| THE REQUEST |
Please output every line of the material as it stands, without the pictures.

| PROVIDED MATERIAL |
■ ■ ■ ■ ■

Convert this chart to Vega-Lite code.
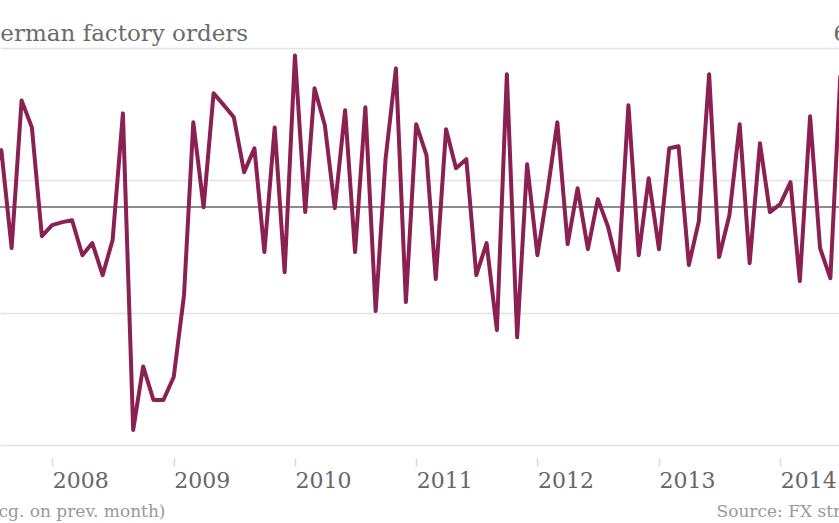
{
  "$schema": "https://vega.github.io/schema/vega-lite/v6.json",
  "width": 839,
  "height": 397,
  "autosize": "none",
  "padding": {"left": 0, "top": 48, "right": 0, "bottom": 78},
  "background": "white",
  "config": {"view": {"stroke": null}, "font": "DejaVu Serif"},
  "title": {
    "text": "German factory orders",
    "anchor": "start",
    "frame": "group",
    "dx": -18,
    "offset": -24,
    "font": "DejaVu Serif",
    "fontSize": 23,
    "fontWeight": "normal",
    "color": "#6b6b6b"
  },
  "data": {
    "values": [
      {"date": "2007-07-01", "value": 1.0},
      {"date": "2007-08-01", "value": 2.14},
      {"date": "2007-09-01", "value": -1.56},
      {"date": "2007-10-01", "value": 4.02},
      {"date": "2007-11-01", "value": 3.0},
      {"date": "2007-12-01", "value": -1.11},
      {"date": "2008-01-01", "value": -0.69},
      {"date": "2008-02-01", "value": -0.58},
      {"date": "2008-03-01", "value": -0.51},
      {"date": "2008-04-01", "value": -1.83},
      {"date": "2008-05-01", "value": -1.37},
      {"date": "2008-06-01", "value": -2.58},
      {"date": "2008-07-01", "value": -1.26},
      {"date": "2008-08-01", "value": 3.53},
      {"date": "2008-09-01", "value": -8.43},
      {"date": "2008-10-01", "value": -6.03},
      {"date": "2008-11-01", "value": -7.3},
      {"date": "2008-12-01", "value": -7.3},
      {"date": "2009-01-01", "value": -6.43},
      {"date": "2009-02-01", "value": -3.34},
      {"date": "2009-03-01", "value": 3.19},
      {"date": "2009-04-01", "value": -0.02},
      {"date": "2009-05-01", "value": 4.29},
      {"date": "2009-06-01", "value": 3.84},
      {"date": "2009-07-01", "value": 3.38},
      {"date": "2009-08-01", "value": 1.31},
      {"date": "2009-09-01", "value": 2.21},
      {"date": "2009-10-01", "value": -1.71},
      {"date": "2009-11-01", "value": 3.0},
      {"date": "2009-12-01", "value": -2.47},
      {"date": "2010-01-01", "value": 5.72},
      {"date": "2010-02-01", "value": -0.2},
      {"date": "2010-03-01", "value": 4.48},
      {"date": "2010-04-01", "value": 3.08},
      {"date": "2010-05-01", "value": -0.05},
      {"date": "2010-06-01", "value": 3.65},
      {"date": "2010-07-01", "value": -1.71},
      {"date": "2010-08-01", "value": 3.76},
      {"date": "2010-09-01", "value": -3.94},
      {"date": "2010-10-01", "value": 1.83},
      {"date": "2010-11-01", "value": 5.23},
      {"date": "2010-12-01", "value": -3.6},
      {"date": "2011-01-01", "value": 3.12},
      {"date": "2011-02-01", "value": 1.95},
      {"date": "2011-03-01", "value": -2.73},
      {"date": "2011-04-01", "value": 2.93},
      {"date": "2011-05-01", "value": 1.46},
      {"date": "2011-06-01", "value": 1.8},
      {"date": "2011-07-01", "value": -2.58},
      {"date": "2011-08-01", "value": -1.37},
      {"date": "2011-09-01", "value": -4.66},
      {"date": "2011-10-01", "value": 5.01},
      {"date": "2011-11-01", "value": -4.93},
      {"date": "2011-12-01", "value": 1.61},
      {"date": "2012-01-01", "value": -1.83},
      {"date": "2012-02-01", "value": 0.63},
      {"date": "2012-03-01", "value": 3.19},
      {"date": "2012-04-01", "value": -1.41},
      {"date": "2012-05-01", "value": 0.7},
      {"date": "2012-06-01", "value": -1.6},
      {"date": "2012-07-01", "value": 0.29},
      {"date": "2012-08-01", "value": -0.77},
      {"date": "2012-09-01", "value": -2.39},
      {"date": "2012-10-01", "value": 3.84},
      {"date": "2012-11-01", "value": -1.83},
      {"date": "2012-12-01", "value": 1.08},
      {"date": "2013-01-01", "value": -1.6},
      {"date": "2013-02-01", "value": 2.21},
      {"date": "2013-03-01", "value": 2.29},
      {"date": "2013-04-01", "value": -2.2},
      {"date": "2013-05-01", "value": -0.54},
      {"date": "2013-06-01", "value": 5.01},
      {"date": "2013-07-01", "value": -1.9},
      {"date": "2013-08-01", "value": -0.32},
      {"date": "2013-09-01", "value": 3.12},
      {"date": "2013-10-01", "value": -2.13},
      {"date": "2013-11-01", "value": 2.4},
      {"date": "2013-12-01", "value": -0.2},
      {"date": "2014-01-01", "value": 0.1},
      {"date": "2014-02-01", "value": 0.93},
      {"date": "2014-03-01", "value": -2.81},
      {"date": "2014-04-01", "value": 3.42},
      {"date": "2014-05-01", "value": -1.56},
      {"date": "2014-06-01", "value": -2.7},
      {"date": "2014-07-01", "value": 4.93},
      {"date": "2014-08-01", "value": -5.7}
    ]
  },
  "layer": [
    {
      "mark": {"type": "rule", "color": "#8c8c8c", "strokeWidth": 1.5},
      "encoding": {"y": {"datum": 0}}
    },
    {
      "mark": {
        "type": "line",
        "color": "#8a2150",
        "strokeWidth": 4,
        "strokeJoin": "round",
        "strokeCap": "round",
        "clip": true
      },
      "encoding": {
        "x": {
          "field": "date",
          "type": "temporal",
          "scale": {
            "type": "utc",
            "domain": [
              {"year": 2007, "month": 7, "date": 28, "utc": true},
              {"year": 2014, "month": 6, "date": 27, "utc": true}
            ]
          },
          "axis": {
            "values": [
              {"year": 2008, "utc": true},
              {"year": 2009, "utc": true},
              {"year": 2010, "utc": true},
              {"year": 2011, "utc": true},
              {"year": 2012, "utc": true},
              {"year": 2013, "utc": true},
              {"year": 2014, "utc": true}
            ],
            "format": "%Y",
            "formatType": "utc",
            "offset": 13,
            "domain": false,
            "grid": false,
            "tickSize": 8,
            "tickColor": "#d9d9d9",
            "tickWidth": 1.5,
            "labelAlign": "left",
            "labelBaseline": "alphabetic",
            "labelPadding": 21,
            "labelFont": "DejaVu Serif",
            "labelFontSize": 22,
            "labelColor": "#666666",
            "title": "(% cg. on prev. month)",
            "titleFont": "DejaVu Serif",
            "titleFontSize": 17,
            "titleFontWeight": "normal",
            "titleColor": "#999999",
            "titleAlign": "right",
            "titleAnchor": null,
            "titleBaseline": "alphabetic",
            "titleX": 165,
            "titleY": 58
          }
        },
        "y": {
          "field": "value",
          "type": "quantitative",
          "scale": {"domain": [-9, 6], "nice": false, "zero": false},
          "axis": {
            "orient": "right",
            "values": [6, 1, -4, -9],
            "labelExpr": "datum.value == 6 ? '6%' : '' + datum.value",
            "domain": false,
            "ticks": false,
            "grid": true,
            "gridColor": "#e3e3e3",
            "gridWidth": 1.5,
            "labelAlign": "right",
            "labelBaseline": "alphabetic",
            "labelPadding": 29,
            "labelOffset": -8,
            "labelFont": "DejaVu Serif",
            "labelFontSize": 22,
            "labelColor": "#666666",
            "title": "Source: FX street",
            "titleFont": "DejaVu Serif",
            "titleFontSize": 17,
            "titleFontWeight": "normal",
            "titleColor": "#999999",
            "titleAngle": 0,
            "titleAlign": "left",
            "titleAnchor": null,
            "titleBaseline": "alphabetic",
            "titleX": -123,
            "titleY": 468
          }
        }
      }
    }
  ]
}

■ ■ ■ ■ ■

| CORRECT RESULT |
Convert this chart to Vega-Lite code.
{
  "$schema": "https://vega.github.io/schema/vega-lite/v6.json",
  "width": 839,
  "height": 397,
  "autosize": "none",
  "padding": {"left": 0, "top": 48, "right": 0, "bottom": 78},
  "background": "white",
  "config": {"view": {"stroke": null}, "font": "DejaVu Serif"},
  "title": {
    "text": "German factory orders",
    "anchor": "start",
    "frame": "group",
    "dx": -18,
    "offset": -24,
    "font": "DejaVu Serif",
    "fontSize": 23,
    "fontWeight": "normal",
    "color": "#6b6b6b"
  },
  "data": {
    "values": [
      {"date": "2007-07-01", "value": 1.0},
      {"date": "2007-08-01", "value": 2.14},
      {"date": "2007-09-01", "value": -1.56},
      {"date": "2007-10-01", "value": 4.02},
      {"date": "2007-11-01", "value": 3.0},
      {"date": "2007-12-01", "value": -1.11},
      {"date": "2008-01-01", "value": -0.69},
      {"date": "2008-02-01", "value": -0.58},
      {"date": "2008-03-01", "value": -0.51},
      {"date": "2008-04-01", "value": -1.83},
      {"date": "2008-05-01", "value": -1.37},
      {"date": "2008-06-01", "value": -2.58},
      {"date": "2008-07-01", "value": -1.26},
      {"date": "2008-08-01", "value": 3.53},
      {"date": "2008-09-01", "value": -8.43},
      {"date": "2008-10-01", "value": -6.03},
      {"date": "2008-11-01", "value": -7.3},
      {"date": "2008-12-01", "value": -7.3},
      {"date": "2009-01-01", "value": -6.43},
      {"date": "2009-02-01", "value": -3.34},
      {"date": "2009-03-01", "value": 3.19},
      {"date": "2009-04-01", "value": -0.02},
      {"date": "2009-05-01", "value": 4.29},
      {"date": "2009-06-01", "value": 3.84},
      {"date": "2009-07-01", "value": 3.38},
      {"date": "2009-08-01", "value": 1.31},
      {"date": "2009-09-01", "value": 2.21},
      {"date": "2009-10-01", "value": -1.71},
      {"date": "2009-11-01", "value": 3.0},
      {"date": "2009-12-01", "value": -2.47},
      {"date": "2010-01-01", "value": 5.72},
      {"date": "2010-02-01", "value": -0.2},
      {"date": "2010-03-01", "value": 4.48},
      {"date": "2010-04-01", "value": 3.08},
      {"date": "2010-05-01", "value": -0.05},
      {"date": "2010-06-01", "value": 3.65},
      {"date": "2010-07-01", "value": -1.71},
      {"date": "2010-08-01", "value": 3.76},
      {"date": "2010-09-01", "value": -3.94},
      {"date": "2010-10-01", "value": 1.83},
      {"date": "2010-11-01", "value": 5.23},
      {"date": "2010-12-01", "value": -3.6},
      {"date": "2011-01-01", "value": 3.12},
      {"date": "2011-02-01", "value": 1.95},
      {"date": "2011-03-01", "value": -2.73},
      {"date": "2011-04-01", "value": 2.93},
      {"date": "2011-05-01", "value": 1.46},
      {"date": "2011-06-01", "value": 1.8},
      {"date": "2011-07-01", "value": -2.58},
      {"date": "2011-08-01", "value": -1.37},
      {"date": "2011-09-01", "value": -4.66},
      {"date": "2011-10-01", "value": 5.01},
      {"date": "2011-11-01", "value": -4.93},
      {"date": "2011-12-01", "value": 1.61},
      {"date": "2012-01-01", "value": -1.83},
      {"date": "2012-02-01", "value": 0.63},
      {"date": "2012-03-01", "value": 3.19},
      {"date": "2012-04-01", "value": -1.41},
      {"date": "2012-05-01", "value": 0.7},
      {"date": "2012-06-01", "value": -1.6},
      {"date": "2012-07-01", "value": 0.29},
      {"date": "2012-08-01", "value": -0.77},
      {"date": "2012-09-01", "value": -2.39},
      {"date": "2012-10-01", "value": 3.84},
      {"date": "2012-11-01", "value": -1.83},
      {"date": "2012-12-01", "value": 1.08},
      {"date": "2013-01-01", "value": -1.6},
      {"date": "2013-02-01", "value": 2.21},
      {"date": "2013-03-01", "value": 2.29},
      {"date": "2013-04-01", "value": -2.2},
      {"date": "2013-05-01", "value": -0.54},
      {"date": "2013-06-01", "value": 5.01},
      {"date": "2013-07-01", "value": -1.9},
      {"date": "2013-08-01", "value": -0.32},
      {"date": "2013-09-01", "value": 3.12},
      {"date": "2013-10-01", "value": -2.13},
      {"date": "2013-11-01", "value": 2.4},
      {"date": "2013-12-01", "value": -0.2},
      {"date": "2014-01-01", "value": 0.1},
      {"date": "2014-02-01", "value": 0.93},
      {"date": "2014-03-01", "value": -2.81},
      {"date": "2014-04-01", "value": 3.42},
      {"date": "2014-05-01", "value": -1.56},
      {"date": "2014-06-01", "value": -2.7},
      {"date": "2014-07-01", "value": 4.93},
      {"date": "2014-08-01", "value": -5.7}
    ]
  },
  "layer": [
    {
      "mark": {"type": "rule", "color": "#8c8c8c", "strokeWidth": 1.5},
      "encoding": {"y": {"datum": 0}}
    },
    {
      "mark": {
        "type": "line",
        "color": "#8a2150",
        "strokeWidth": 4,
        "strokeJoin": "round",
        "strokeCap": "round",
        "clip": true
      },
      "encoding": {
        "x": {
          "field": "date",
          "type": "temporal",
          "scale": {
            "type": "utc",
            "domain": [
              {"year": 2007, "month": 7, "date": 28, "utc": true},
              {"year": 2014, "month": 6, "date": 27, "utc": true}
            ]
          },
          "axis": {
            "values": [
              {"year": 2008, "utc": true},
              {"year": 2009, "utc": true},
              {"year": 2010, "utc": true},
              {"year": 2011, "utc": true},
              {"year": 2012, "utc": true},
              {"year": 2013, "utc": true},
              {"year": 2014, "utc": true}
            ],
            "format": "%Y",
            "formatType": "utc",
            "offset": 13,
            "domain": false,
            "grid": false,
            "tickSize": 8,
            "tickColor": "#d9d9d9",
            "tickWidth": 1.5,
            "labelAlign": "left",
            "labelBaseline": "alphabetic",
            "labelPadding": 21,
            "labelFont": "DejaVu Serif",
            "labelFontSize": 22,
            "labelColor": "#666666",
            "title": "(% cg. on prev. month)",
            "titleFont": "DejaVu Serif",
            "titleFontSize": 17,
            "titleFontWeight": "normal",
            "titleColor": "#999999",
            "titleAlign": "right",
            "titleAnchor": null,
            "titleBaseline": "alphabetic",
            "titleX": 165,
            "titleY": 58
          }
        },
        "y": {
          "field": "value",
          "type": "quantitative",
          "scale": {"domain": [-9, 6], "nice": false, "zero": false},
          "axis": {
            "orient": "right",
            "values": [6, 1, -4, -9],
            "labelExpr": "datum.value == 6 ? '6%' : '' + datum.value",
            "domain": false,
            "ticks": false,
            "grid": true,
            "gridColor": "#e3e3e3",
            "gridWidth": 1.5,
            "labelAlign": "right",
            "labelBaseline": "alphabetic",
            "labelPadding": 29,
            "labelOffset": -8,
            "labelFont": "DejaVu Serif",
            "labelFontSize": 22,
            "labelColor": "#666666",
            "title": "Source: FX street",
            "titleFont": "DejaVu Serif",
            "titleFontSize": 17,
            "titleFontWeight": "normal",
            "titleColor": "#999999",
            "titleAngle": 0,
            "titleAlign": "left",
            "titleAnchor": null,
            "titleBaseline": "alphabetic",
            "titleX": -123,
            "titleY": 468
          }
        }
      }
    }
  ]
}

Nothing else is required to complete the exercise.